U.S.-listed shares of BP were down 0.7% after The Wall Street Journal reported Shell was in early stage talks to acquire its oil company rival. Citing people familiar with the matter, the Journal said BP was "considering the approach carefully" and talks were progressing slowly. A Shell spokeswoman told Barron's that no talks were taking place, saying it was "further market speculation." Shell's American depositary receipts rose 2%.
Investment-banking company Jefferies Financial reported fiscal second-quarter earnings that fell from a year earlier and missed analysts' estimates. Jefferies said net revenue in the period of $1.63 billion reflects "a resilient full-service investment banking and capital markets business against a backdrop of significant uncertainty related to U.S. policy and geopolitical events which meaningfully slowed activity levels for the first two months of the quarter." Shares fell 2.5% in after-hours trading Wednesday.
H.B. Fuller jumped 5.9% following quarterly adjusted earnings that topped analysts' estimates and as the maker of adhesives and other industrial products raised its fiscal-year outlook.

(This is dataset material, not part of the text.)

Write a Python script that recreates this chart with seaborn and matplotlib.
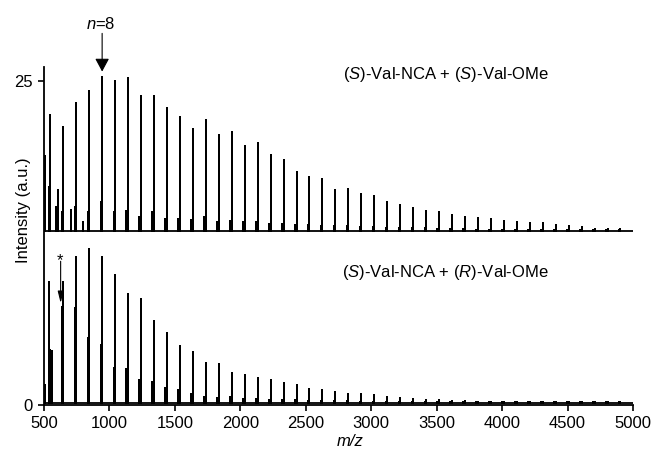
import numpy as np
import pandas as pd
import matplotlib
matplotlib.use('Agg')
import matplotlib.pyplot as plt
import seaborn as sb

#-------------------------------------------------------------------------------------------------
# data
#-------------------------------------------------------------------------------------------------
peak_mz = [548, 647, 746, 845, 944, 1043, 1142, 1241, 1340, 1439,
           1538, 1637, 1736, 1835, 1934, 2033, 2132, 2231, 2330, 2429,
           2528, 2627, 2726, 2825, 2924, 3023, 3122, 3221, 3320, 3419,
           3518, 3617, 3716, 3815, 3914, 4013, 4112, 4211, 4310, 4409,
           4508, 4607, 4706, 4805, 4904]
shoulder_shift = 12

# (S)-Val-NCA + (S)-Val-OMe, offset trace
top_base = 13.45
top_peaks = [22.38, 21.45, 23.33, 24.27, 25.37, 25.02, 25.29, 23.87, 23.87, 22.96,
             22.21, 21.34, 21.99, 20.89, 21.06, 19.98, 20.24, 19.29, 18.96, 18.00,
             17.57, 17.42, 16.64, 16.67, 16.28, 16.13, 15.69, 15.41, 15.25, 14.99,
             14.92, 14.66, 14.53, 14.48, 14.33, 14.22, 14.17, 14.07, 14.02, 13.87,
             13.81, 13.73, 13.60, 13.56, 13.58]
top_shoulders = [16.8, 14.9, 15.3, 14.9, 15.7, 14.9, 15.0, 14.5, 14.9, 14.4,
                 14.4, 14.3, 14.5, 14.1, 14.2, 14.1, 14.1, 14.0, 14.0, 13.9,
                 13.9, 13.85, 13.8, 13.8, 13.75, 13.75, 13.7, 13.7, 13.65, 13.65,
                 13.6, 13.6, 13.6, 13.55, 13.55, 13.55, 13.5, 13.5, 13.5, 13.5,
                 13.5, 13.5, 13.5, 13.5, 13.5]
top_extra_mz = [504, 592, 605, 706, 800]
top_extra = [19.2, 15.3, 16.6, 15.05, 14.1]

# (S)-Val-NCA + (R)-Val-OMe
bot_base = 0.18
bot_peaks = [4.24, 9.47, 11.40, 12.06, 11.40, 10.03, 8.56, 8.20, 6.50, 5.58,
             4.58, 4.09, 3.22, 3.16, 2.49, 2.34, 2.10, 1.93, 1.71, 1.54,
             1.23, 1.16, 0.98, 0.85, 0.83, 0.75, 0.59, 0.52, 0.44, 0.39,
             0.39, 0.33, 0.31, 0.27, 0.26, 0.25, 0.24, 0.22, 0.21, 0.20,
             0.20, 0.20, 0.20, 0.20, 0.20]
bot_shoulders = [9.47, 7.56, 7.46, 5.14, 4.63, 2.83, 2.75, 1.93, 1.75, 1.34,
                 1.16, 0.83, 0.64, 0.56, 0.64, 0.50, 0.45, 0.40, 0.38, 0.35,
                 0.33, 0.30, 0.30, 0.28, 0.27, 0.26, 0.25, 0.24, 0.23, 0.22,
                 0.20, 0.20, 0.20, 0.20, 0.20, 0.20, 0.20, 0.20, 0.20, 0.20,
                 0.20, 0.20, 0.20, 0.20, 0.20]
bot_extra_mz = [504, 562]
bot_extra = [1.54, 4.2]

x_ticks = [500, 1000, 1500, 2000, 2500, 3000, 3500, 4000, 4500, 5000]
y_ticks = [0, 25]
y_ticklabels = ['0', '25']

#-------------------------------------------------------------------------------------------------
# stick spectrum -> long table
#-------------------------------------------------------------------------------------------------
def sticks(name, base, peaks, shoulders, extra_mz, extra):
    events = list(zip(peak_mz, peaks))
    events += [(m - shoulder_shift, h) for m, h in zip(peak_mz, shoulders)]
    events += list(zip(extra_mz, extra))
    rows = [(x_ticks[0], base)]
    for m, h in sorted(events):
        rows += [(m, base), (m, h), (m, base)]
    rows.append((x_ticks[-1], base))
    d = pd.DataFrame(rows, columns=['mz', 'intensity'])
    d['trace'] = name
    return d

spec = pd.concat([sticks('SS', top_base, top_peaks, top_shoulders, top_extra_mz, top_extra),
                  sticks('SR', bot_base, bot_peaks, bot_shoulders, bot_extra_mz, bot_extra)])

#-------------------------------------------------------------------------------------------------
# plot
#-------------------------------------------------------------------------------------------------
sb.set_style('ticks')
plt.rcParams['font.family'] = ['Liberation Sans', 'DejaVu Sans']
plt.rcParams['mathtext.fontset'] = 'custom'
plt.rcParams['mathtext.rm'] = 'Liberation Sans'
plt.rcParams['mathtext.it'] = 'Liberation Sans:italic'
plt.rcParams['text.color'] = 'black'
plt.rcParams['axes.labelcolor'] = 'black'

fig = plt.figure(figsize=(6.56, 4.5), dpi=100)
ax = fig.add_axes([0.0671, 0.1, 0.8979, 0.751])

sb.lineplot(data=spec, x='mz', y='intensity', units='trace', estimator=None, sort=False,
            color='black', lw=1.3, ax=ax)

ax.set_xlim(x_ticks[0], x_ticks[-1])
ax.set_ylim(0, 26.1)
ax.set_xticks(x_ticks)
ax.set_yticks(y_ticks)
ax.set_yticklabels(y_ticklabels)
ax.tick_params(direction='out', length=4.5, width=1.2, labelsize=12, colors='black')
sb.despine(ax=ax)
for s in ['left', 'bottom']:
    ax.spines[s].set_linewidth(1.3)
    ax.spines[s].set_color('black')

ax.set_xlabel('m/z', fontsize=12, fontstyle='italic', color='black')
ax.xaxis.set_label_coords(0.52, -0.085)
ax.set_ylabel('Intensity (a.u.)', fontsize=12, color='black')
ax.yaxis.set_label_coords(-0.022, 0.577)

ax.text(2784, 25.54, '($S$)-Val-NCA + ($S$)-Val-OMe', fontsize=12, va='center', ha='left', color='black')
ax.text(2777, 10.21, '($S$)-Val-NCA + ($R$)-Val-OMe', fontsize=12, va='center', ha='left', color='black')

# n=8 marker
ax.annotate('', xy=(944, 25.75), xytext=(944, 28.7), annotation_clip=False,
            arrowprops=dict(arrowstyle='-|>,head_length=0.8,head_width=0.43', color='black',
                            lw=0.8, shrinkA=0, shrinkB=0))
ax.text(930, 29.45, '$n$=8', fontsize=12, ha='center', va='center', clip_on=False, color='black')

# starred peak
ax.annotate('', xy=(627, 7.87), xytext=(627, 11.1),
            arrowprops=dict(arrowstyle='-|>,head_length=0.7,head_width=0.17', color='black',
                            lw=0.8, shrinkA=0, shrinkB=0))
ax.text(622, 10.84, '*', fontsize=12, ha='center', va='baseline', color='black')

fig.savefig('out.png', dpi=100)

Worthington Steel rose 14.1%. The company posted fiscal fourth-quarter earnings of $1.10 a share on sales of $832.9 million. A year earlier, Worthington Steel reported profit of $1.06 a share on sales of $911 million.
Earnings reports are expected Thursday from Nike, McCormick, Walgreens Boots Alliance, Acuity, and Concentrix.
Nike rose 0.6% ahead of fiscal fourth-quarter earnings scheduled for after the closing bell Thursday from the sports-apparel company. Analysts expect earnings to likely have taken a beating from drastic measures that new CEO Elliott Hill has been taking to turn around the sneaker maker.